# Task input:
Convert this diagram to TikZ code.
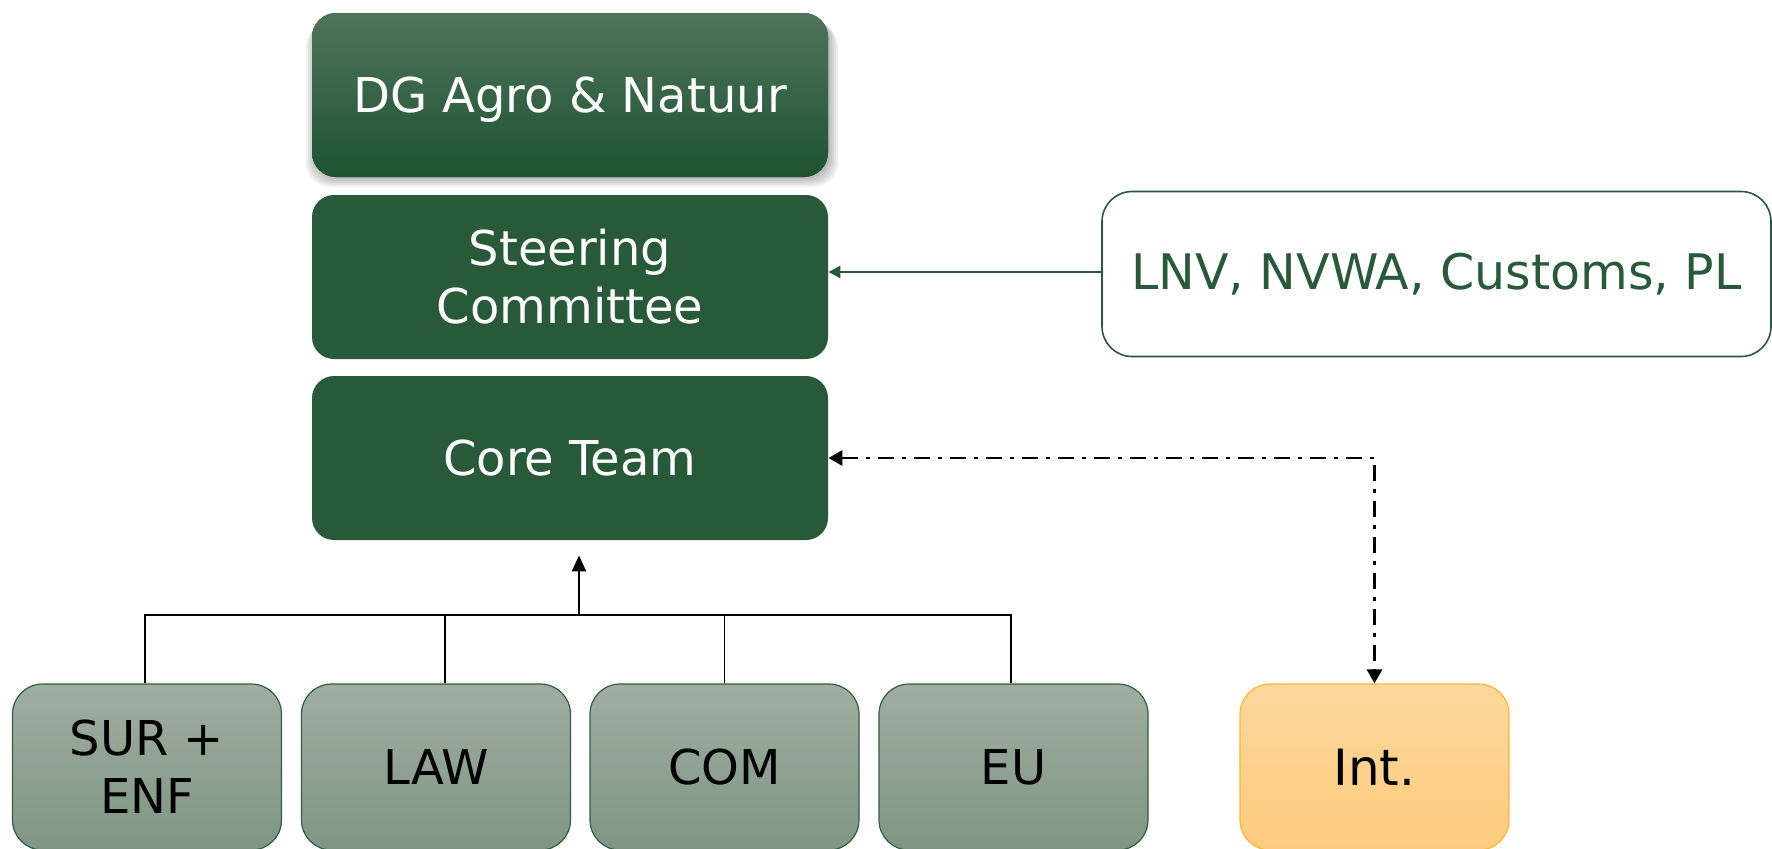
\documentclass[tikz,border=0pt]{standalone}
\usepackage{fontspec}
\setmainfont{DejaVu Sans}
\usetikzlibrary{arrows.meta,calc}

\definecolor{forest}{HTML}{285A3A}
\definecolor{dgtop}{HTML}{4F735B}
\definecolor{dgbot}{HTML}{1E5330}
\definecolor{unittop}{HTML}{A0AEA1}
\definecolor{unitbot}{HTML}{7F9583}
\definecolor{unitedge}{HTML}{2E5F3F}
\definecolor{inttop}{HTML}{FDD79D}
\definecolor{intbot}{HTML}{FDCB7D}
\definecolor{intedge}{HTML}{F6B732}

\begin{document}
\begin{tikzpicture}[x=0.5pt,y=-0.5pt,
  txt/.style={font=\fontsize{24}{29}\selectfont},
  greenbox/.style={txt, rounded corners=11pt, fill=forest, text=white,
    minimum width=258pt, minimum height=82pt, inner sep=0pt, align=center},
  unitbox/.style={txt, rounded corners=15pt, draw=unitedge, line width=0.6pt,
    top color=unittop, bottom color=unitbot, text=black,
    minimum width=134.5pt, minimum height=83pt, inner sep=0pt, align=center},
  tree/.style={line width=0.7pt, black},
  dashdot/.style={line width=1.4pt, black, dash pattern=on 8pt off 4pt on 2pt off 4pt}
]
\useasboundingbox (0,0) rectangle (1772,848);

% soft shadow under the top box
\foreach \d in {0,2,4,6,8}
  \fill[black, opacity=0.06, rounded corners=12pt]
    (312-\d+2,13+\d+2) rectangle (828+\d+2,176+\d+3);

% management chain
\node[greenbox, rounded corners=12pt, top color=dgtop, bottom color=dgbot,
  text depth=0pt] (dg) at (570,95) {DG Agro \& Natuur};
\node[greenbox] (steer) at (570,277) {Steering\\Committee};
\node[greenbox] (core) at (570,458) {Core Team};

% partner organisations
\node[txt, draw=forest, line width=0.8pt, rounded corners=15pt, fill=white,
  text=forest, minimum width=334.5pt, minimum height=82.5pt, inner sep=0pt,
  font=\fontsize{24.5}{30}\selectfont]
  (lnv) at (1436.5,274) {LNV, NVWA, Customs, PL};

% work streams
\node[unitbox] (sur) at (147,767) {SUR +\\ENF};
\node[unitbox] (law) at (436,767) {LAW};
\node[unitbox] (com) at (724.5,767) {COM};
\node[unitbox] (eu)  at (1013.5,767) {EU};
\node[unitbox, draw=intedge, top color=inttop, bottom color=intbot,
  font=\fontsize{25}{29}\selectfont] (int) at (1374.5,767) {Int.};

% connectors
\draw[line width=1.3pt, forest, -{Triangle[length=6pt,width=6pt]}]
  (lnv.west |- 0,272) -- (steer.east |- 0,272);

\draw[dashdot, {Triangle[length=7pt,width=7.5pt]}-{Triangle[length=7pt,width=7.5pt]}]
  (core.east) -| (int.north);

\coordinate (bus) at (579,615);
\coordinate (tip) at ($(core.south)+(9,15)$);
\coordinate (lawtop) at ($(law.north)+(9,0)$);
\draw[tree] (sur.north -| 145,0) |- (bus);
\draw[tree] (bus) -| (eu.north -| 1011,0);
\draw[tree] (lawtop) -- (lawtop |- bus);
\draw[tree] (com.north) -- (com.north |- bus);
\draw[line width=1.1pt, black, -{Triangle[length=8pt,width=7pt]}] (bus) -- (tip);
\end{tikzpicture}
\end{document}
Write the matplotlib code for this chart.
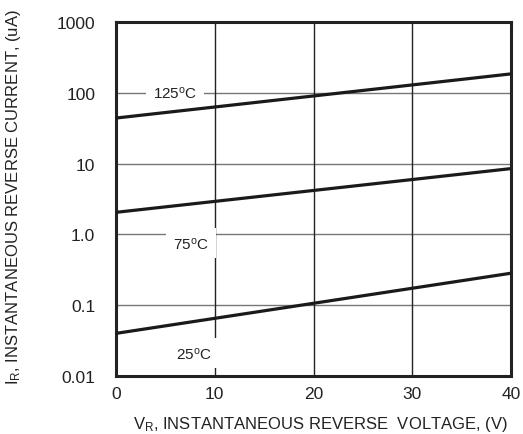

# Exercise description:
Leave out the pictures. Transcribe only the lines above, from the first through the one that contains "(core) at (570,458)".

# Written answer:
Convert this diagram to TikZ code.
\documentclass[tikz,border=0pt]{standalone}
\usepackage{fontspec}
\setmainfont{DejaVu Sans}
\usetikzlibrary{arrows.meta,calc}

\definecolor{forest}{HTML}{285A3A}
\definecolor{dgtop}{HTML}{4F735B}
\definecolor{dgbot}{HTML}{1E5330}
\definecolor{unittop}{HTML}{A0AEA1}
\definecolor{unitbot}{HTML}{7F9583}
\definecolor{unitedge}{HTML}{2E5F3F}
\definecolor{inttop}{HTML}{FDD79D}
\definecolor{intbot}{HTML}{FDCB7D}
\definecolor{intedge}{HTML}{F6B732}

\begin{document}
\begin{tikzpicture}[x=0.5pt,y=-0.5pt,
  txt/.style={font=\fontsize{24}{29}\selectfont},
  greenbox/.style={txt, rounded corners=11pt, fill=forest, text=white,
    minimum width=258pt, minimum height=82pt, inner sep=0pt, align=center},
  unitbox/.style={txt, rounded corners=15pt, draw=unitedge, line width=0.6pt,
    top color=unittop, bottom color=unitbot, text=black,
    minimum width=134.5pt, minimum height=83pt, inner sep=0pt, align=center},
  tree/.style={line width=0.7pt, black},
  dashdot/.style={line width=1.4pt, black, dash pattern=on 8pt off 4pt on 2pt off 4pt}
]
\useasboundingbox (0,0) rectangle (1772,848);

% soft shadow under the top box
\foreach \d in {0,2,4,6,8}
  \fill[black, opacity=0.06, rounded corners=12pt]
    (312-\d+2,13+\d+2) rectangle (828+\d+2,176+\d+3);

% management chain
\node[greenbox, rounded corners=12pt, top color=dgtop, bottom color=dgbot,
  text depth=0pt] (dg) at (570,95) {DG Agro \& Natuur};
\node[greenbox] (steer) at (570,277) {Steering\\Committee};
\node[greenbox] (core) at (570,458) {Core Team};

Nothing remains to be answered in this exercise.